◆ Goal of the exercise
Copy out the data exactly, leaving the pictures behind.

◆ Given material
____________
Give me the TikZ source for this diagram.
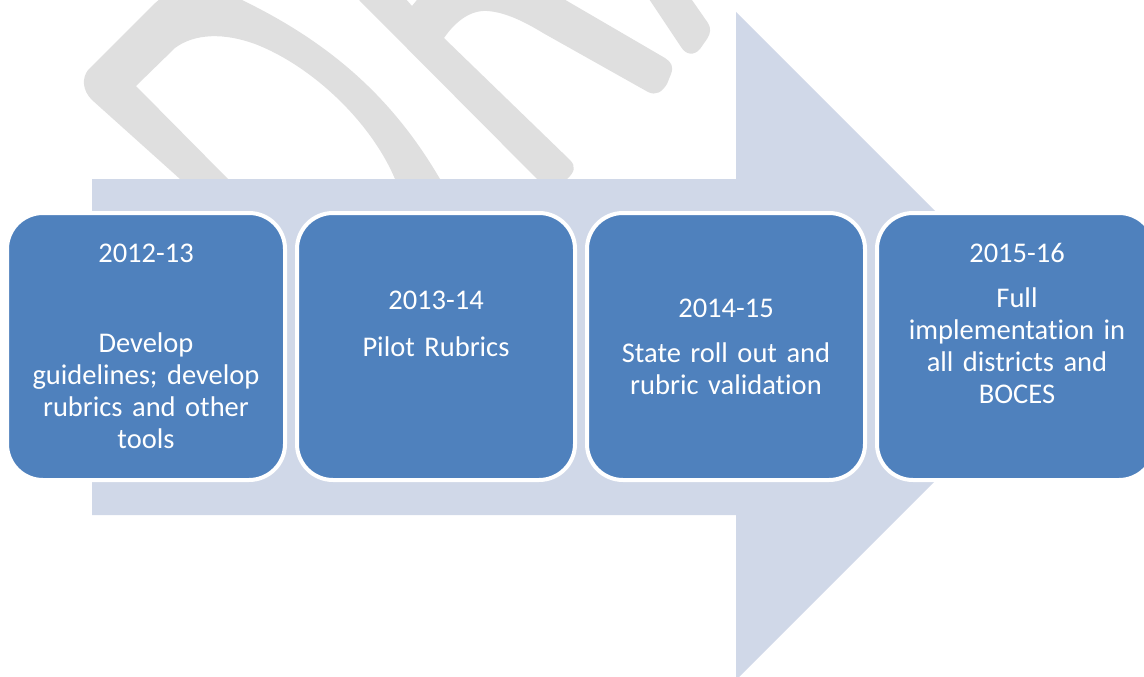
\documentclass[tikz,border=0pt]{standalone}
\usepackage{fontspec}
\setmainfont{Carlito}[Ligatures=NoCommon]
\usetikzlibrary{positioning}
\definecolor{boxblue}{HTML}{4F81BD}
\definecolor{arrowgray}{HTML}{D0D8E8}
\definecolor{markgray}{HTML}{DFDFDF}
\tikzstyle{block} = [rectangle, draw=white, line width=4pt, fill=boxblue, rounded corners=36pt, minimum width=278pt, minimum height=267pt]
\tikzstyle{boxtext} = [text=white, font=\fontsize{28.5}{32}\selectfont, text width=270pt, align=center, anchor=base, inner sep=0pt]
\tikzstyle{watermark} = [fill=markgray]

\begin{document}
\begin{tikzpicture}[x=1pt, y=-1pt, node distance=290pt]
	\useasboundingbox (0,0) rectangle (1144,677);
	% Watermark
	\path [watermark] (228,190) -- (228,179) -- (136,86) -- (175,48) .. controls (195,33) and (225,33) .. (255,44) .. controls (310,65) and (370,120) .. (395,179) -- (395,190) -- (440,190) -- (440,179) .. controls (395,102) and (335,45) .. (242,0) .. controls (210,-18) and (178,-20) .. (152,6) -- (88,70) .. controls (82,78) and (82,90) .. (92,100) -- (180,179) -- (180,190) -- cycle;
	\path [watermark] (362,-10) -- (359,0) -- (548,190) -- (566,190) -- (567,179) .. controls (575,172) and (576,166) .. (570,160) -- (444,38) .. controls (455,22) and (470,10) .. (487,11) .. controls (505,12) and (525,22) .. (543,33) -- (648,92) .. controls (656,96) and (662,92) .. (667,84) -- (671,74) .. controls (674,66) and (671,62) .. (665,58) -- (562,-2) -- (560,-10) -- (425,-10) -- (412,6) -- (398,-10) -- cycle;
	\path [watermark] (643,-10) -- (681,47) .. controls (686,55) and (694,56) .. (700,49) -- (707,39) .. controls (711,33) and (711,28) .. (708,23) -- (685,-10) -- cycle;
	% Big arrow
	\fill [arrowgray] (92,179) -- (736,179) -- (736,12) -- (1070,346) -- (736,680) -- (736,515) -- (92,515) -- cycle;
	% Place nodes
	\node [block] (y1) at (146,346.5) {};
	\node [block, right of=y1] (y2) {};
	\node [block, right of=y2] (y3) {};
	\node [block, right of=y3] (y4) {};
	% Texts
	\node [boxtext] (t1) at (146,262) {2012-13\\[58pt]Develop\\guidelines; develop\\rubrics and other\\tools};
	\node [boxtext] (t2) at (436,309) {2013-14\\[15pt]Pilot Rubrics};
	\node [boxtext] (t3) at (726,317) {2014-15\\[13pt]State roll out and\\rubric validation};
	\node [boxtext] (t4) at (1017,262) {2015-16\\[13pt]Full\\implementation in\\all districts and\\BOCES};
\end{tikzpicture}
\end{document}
____________
◆ Full answer
Give me the TikZ source for this diagram.
\documentclass[tikz,border=0pt]{standalone}
\usepackage{fontspec}
\setmainfont{Carlito}[Ligatures=NoCommon]
\usetikzlibrary{positioning}
\definecolor{boxblue}{HTML}{4F81BD}
\definecolor{arrowgray}{HTML}{D0D8E8}
\definecolor{markgray}{HTML}{DFDFDF}
\tikzstyle{block} = [rectangle, draw=white, line width=4pt, fill=boxblue, rounded corners=36pt, minimum width=278pt, minimum height=267pt]
\tikzstyle{boxtext} = [text=white, font=\fontsize{28.5}{32}\selectfont, text width=270pt, align=center, anchor=base, inner sep=0pt]
\tikzstyle{watermark} = [fill=markgray]

\begin{document}
\begin{tikzpicture}[x=1pt, y=-1pt, node distance=290pt]
	\useasboundingbox (0,0) rectangle (1144,677);
	% Watermark
	\path [watermark] (228,190) -- (228,179) -- (136,86) -- (175,48) .. controls (195,33) and (225,33) .. (255,44) .. controls (310,65) and (370,120) .. (395,179) -- (395,190) -- (440,190) -- (440,179) .. controls (395,102) and (335,45) .. (242,0) .. controls (210,-18) and (178,-20) .. (152,6) -- (88,70) .. controls (82,78) and (82,90) .. (92,100) -- (180,179) -- (180,190) -- cycle;
	\path [watermark] (362,-10) -- (359,0) -- (548,190) -- (566,190) -- (567,179) .. controls (575,172) and (576,166) .. (570,160) -- (444,38) .. controls (455,22) and (470,10) .. (487,11) .. controls (505,12) and (525,22) .. (543,33) -- (648,92) .. controls (656,96) and (662,92) .. (667,84) -- (671,74) .. controls (674,66) and (671,62) .. (665,58) -- (562,-2) -- (560,-10) -- (425,-10) -- (412,6) -- (398,-10) -- cycle;
	\path [watermark] (643,-10) -- (681,47) .. controls (686,55) and (694,56) .. (700,49) -- (707,39) .. controls (711,33) and (711,28) .. (708,23) -- (685,-10) -- cycle;
	% Big arrow
	\fill [arrowgray] (92,179) -- (736,179) -- (736,12) -- (1070,346) -- (736,680) -- (736,515) -- (92,515) -- cycle;
	% Place nodes
	\node [block] (y1) at (146,346.5) {};
	\node [block, right of=y1] (y2) {};
	\node [block, right of=y2] (y3) {};
	\node [block, right of=y3] (y4) {};
	% Texts
	\node [boxtext] (t1) at (146,262) {2012-13\\[58pt]Develop\\guidelines; develop\\rubrics and other\\tools};
	\node [boxtext] (t2) at (436,309) {2013-14\\[15pt]Pilot Rubrics};
	\node [boxtext] (t3) at (726,317) {2014-15\\[13pt]State roll out and\\rubric validation};
	\node [boxtext] (t4) at (1017,262) {2015-16\\[13pt]Full\\implementation in\\all districts and\\BOCES};
\end{tikzpicture}
\end{document}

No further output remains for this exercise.